Collected material:

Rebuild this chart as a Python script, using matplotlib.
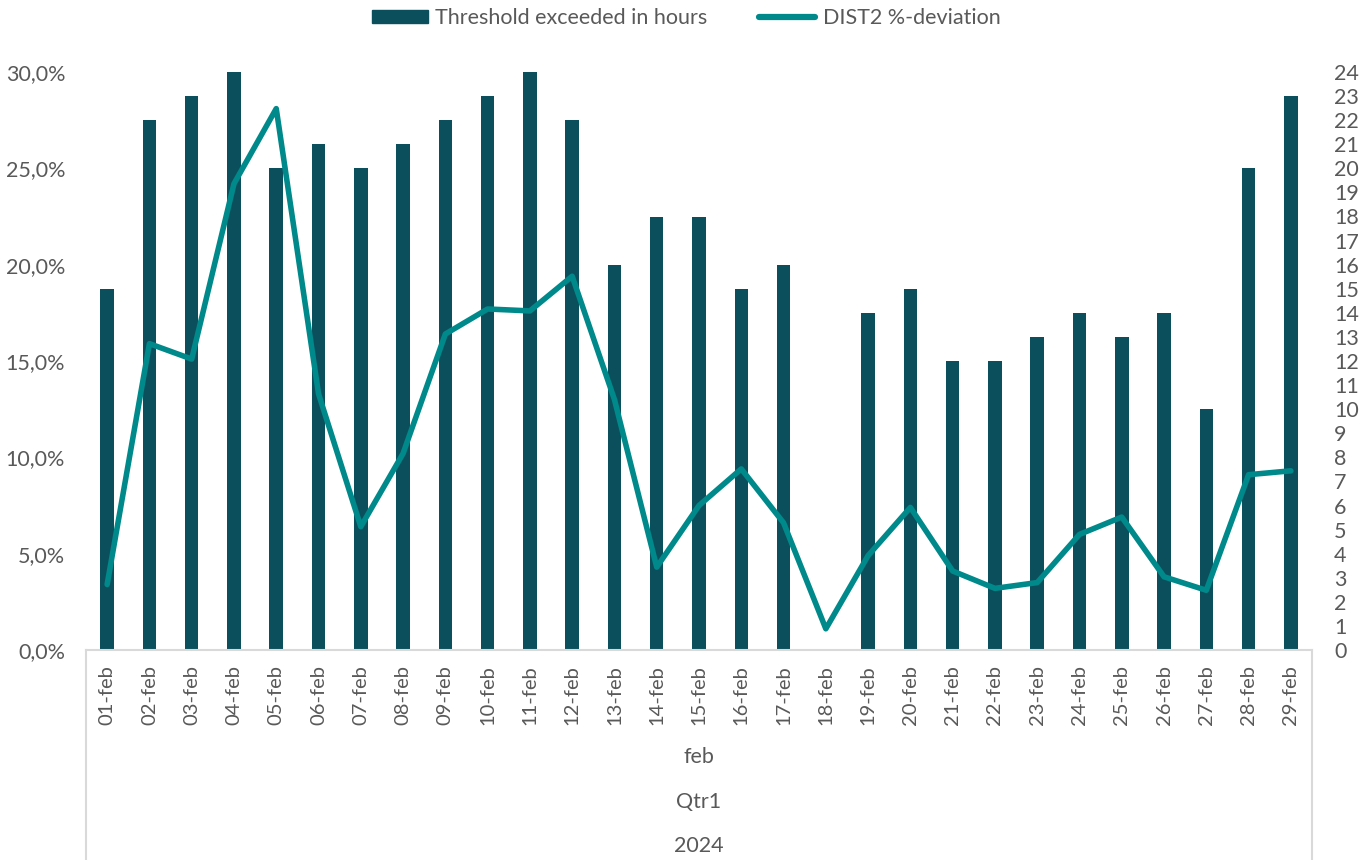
import matplotlib
matplotlib.use("Agg")
import matplotlib.pyplot as plt
from matplotlib.ticker import FuncFormatter
from matplotlib.lines import Line2D
from matplotlib.patches import Patch

plt.rcParams['font.family'] = ['Lato', 'DejaVu Sans']

# -----------------------
# data
# -----------------------
days = ["%02d-feb" % d for d in range(1, 30)]
hours_exceeded = [15, 22, 23, 24, 20, 21, 20, 21, 22, 23, 24, 22, 16, 18, 18,
                  15, 16, 0, 14, 15, 12, 12, 13, 14, 13, 14, 10, 20, 23]
dist2_dev = [3.4, 15.9, 15.1, 24.2, 28.1, 13.3, 6.4, 10.2, 16.4, 17.7, 17.6, 19.4,
             13.0, 4.3, 7.5, 9.4, 6.6, 1.1, 4.9, 7.4, 4.1, 3.2, 3.5, 6.0, 6.9,
             3.8, 3.1, 9.1, 9.3]
group_labels = ["feb", "Qtr1", "2024"]

bar_color = "#0B4F5C"
line_color = "#00898A"
grid_color = "#D9D9D9"
text_color = "#595959"
fs = 15.5

W, H = 1372, 860
fig = plt.figure(figsize=(W / 100, H / 100), dpi=100)
left, right, top, bottom = 86, 1312, 72, 650
ax = fig.add_axes([left / W, 1 - bottom / H, (right - left) / W, (bottom - top) / H])
ax2 = ax.twinx()

x = list(range(len(days)))

# -----------------------
# bars (right axis, hours)
# -----------------------
ax.bar(x, hours_exceeded, width=0.32, color=bar_color, zorder=2)
ax.set_xlim(-0.5, len(days) - 0.5)
ax.set_ylim(0, 24)
ax.set_yticks(range(0, 25))
ax.set_yticks(range(0, 25, 4), minor=True)
ax.yaxis.set_ticks_position("right")
ax.yaxis.set_label_position("right")
ax.grid(which="minor", axis="y", color=grid_color, linewidth=1.5)
ax.set_axisbelow(True)
ax.tick_params(axis="y", which="both", length=0, pad=16, labelsize=fs, labelcolor=text_color,
               labelleft=False, labelright=True)
ax.tick_params(axis="x", length=0, pad=11, labelsize=14.5, labelcolor=text_color)
ax.set_xticks(x)
ax.set_xticklabels(days, rotation=90)
for s in ["top", "left", "right"]:
    ax.spines[s].set_visible(False)
ax.spines["bottom"].set_color(grid_color)
ax.spines["bottom"].set_linewidth(1.5)

# -----------------------
# line (left axis, %)
# -----------------------
ax2.plot(x, dist2_dev, color=line_color, linewidth=4, solid_joinstyle="round",
         solid_capstyle="round", zorder=3)
ax2.set_ylim(0, 30)
ax2.set_yticks(range(0, 31, 5))
ax2.yaxis.set_ticks_position("left")
ax2.yaxis.set_major_formatter(FuncFormatter(lambda v, p: ("%.1f%%" % v).replace(".", ",")))
ax2.tick_params(axis="y", length=0, pad=15, labelsize=fs, labelcolor=text_color,
                labelleft=True, labelright=False)
for s in ax2.spines.values():
    s.set_visible(False)

# multi-level category labels
cx = (left + right) / 2 / W
for lab, yy in zip(group_labels, [757, 802, 846]):
    fig.text(cx, 1 - yy / H, lab, ha="center", va="center", fontsize=fs, color=text_color)
for xx in [left, right]:
    fig.add_artist(Line2D([xx / W, xx / W], [1 - bottom / H, 0], color=grid_color, linewidth=1.5))

# legend
handles = [Patch(color=bar_color), Line2D([0], [0], color=line_color, linewidth=4.5, solid_capstyle="round")]
fig.legend(handles, ["Threshold exceeded in hours", "DIST2 %-deviation"], loc="center",
           bbox_to_anchor=(0.5, 1 - 18 / H), ncol=2, frameon=False, fontsize=fs,
           labelcolor=text_color, handlelength=2.6, handleheight=0.6, handletextpad=0.35,
           columnspacing=2.4)

fig.savefig("out.png", dpi=100)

Objective: Please set down each line of the data above exactly as written, without the pictures.

Task response:
Rebuild this chart as a Python script, using matplotlib.
import matplotlib
matplotlib.use("Agg")
import matplotlib.pyplot as plt
from matplotlib.ticker import FuncFormatter
from matplotlib.lines import Line2D
from matplotlib.patches import Patch

plt.rcParams['font.family'] = ['Lato', 'DejaVu Sans']

# -----------------------
# data
# -----------------------
days = ["%02d-feb" % d for d in range(1, 30)]
hours_exceeded = [15, 22, 23, 24, 20, 21, 20, 21, 22, 23, 24, 22, 16, 18, 18,
                  15, 16, 0, 14, 15, 12, 12, 13, 14, 13, 14, 10, 20, 23]
dist2_dev = [3.4, 15.9, 15.1, 24.2, 28.1, 13.3, 6.4, 10.2, 16.4, 17.7, 17.6, 19.4,
             13.0, 4.3, 7.5, 9.4, 6.6, 1.1, 4.9, 7.4, 4.1, 3.2, 3.5, 6.0, 6.9,
             3.8, 3.1, 9.1, 9.3]
group_labels = ["feb", "Qtr1", "2024"]

bar_color = "#0B4F5C"
line_color = "#00898A"
grid_color = "#D9D9D9"
text_color = "#595959"
fs = 15.5

W, H = 1372, 860
fig = plt.figure(figsize=(W / 100, H / 100), dpi=100)
left, right, top, bottom = 86, 1312, 72, 650
ax = fig.add_axes([left / W, 1 - bottom / H, (right - left) / W, (bottom - top) / H])
ax2 = ax.twinx()

x = list(range(len(days)))

# -----------------------
# bars (right axis, hours)
# -----------------------
ax.bar(x, hours_exceeded, width=0.32, color=bar_color, zorder=2)
ax.set_xlim(-0.5, len(days) - 0.5)
ax.set_ylim(0, 24)
ax.set_yticks(range(0, 25))
ax.set_yticks(range(0, 25, 4), minor=True)
ax.yaxis.set_ticks_position("right")
ax.yaxis.set_label_position("right")
ax.grid(which="minor", axis="y", color=grid_color, linewidth=1.5)
ax.set_axisbelow(True)
ax.tick_params(axis="y", which="both", length=0, pad=16, labelsize=fs, labelcolor=text_color,
               labelleft=False, labelright=True)
ax.tick_params(axis="x", length=0, pad=11, labelsize=14.5, labelcolor=text_color)
ax.set_xticks(x)
ax.set_xticklabels(days, rotation=90)
for s in ["top", "left", "right"]:
    ax.spines[s].set_visible(False)
ax.spines["bottom"].set_color(grid_color)
ax.spines["bottom"].set_linewidth(1.5)

# -----------------------
# line (left axis, %)
# -----------------------
ax2.plot(x, dist2_dev, color=line_color, linewidth=4, solid_joinstyle="round",
         solid_capstyle="round", zorder=3)
ax2.set_ylim(0, 30)
ax2.set_yticks(range(0, 31, 5))
ax2.yaxis.set_ticks_position("left")
ax2.yaxis.set_major_formatter(FuncFormatter(lambda v, p: ("%.1f%%" % v).replace(".", ",")))
ax2.tick_params(axis="y", length=0, pad=15, labelsize=fs, labelcolor=text_color,
                labelleft=True, labelright=False)
for s in ax2.spines.values():
    s.set_visible(False)

# multi-level category labels
cx = (left + right) / 2 / W
for lab, yy in zip(group_labels, [757, 802, 846]):
    fig.text(cx, 1 - yy / H, lab, ha="center", va="center", fontsize=fs, color=text_color)
for xx in [left, right]:
    fig.add_artist(Line2D([xx / W, xx / W], [1 - bottom / H, 0], color=grid_color, linewidth=1.5))

# legend
handles = [Patch(color=bar_color), Line2D([0], [0], color=line_color, linewidth=4.5, solid_capstyle="round")]
fig.legend(handles, ["Threshold exceeded in hours", "DIST2 %-deviation"], loc="center",
           bbox_to_anchor=(0.5, 1 - 18 / H), ncol=2, frameon=False, fontsize=fs,
           labelcolor=text_color, handlelength=2.6, handleheight=0.6, handletextpad=0.35,
           columnspacing=2.4)

fig.savefig("out.png", dpi=100)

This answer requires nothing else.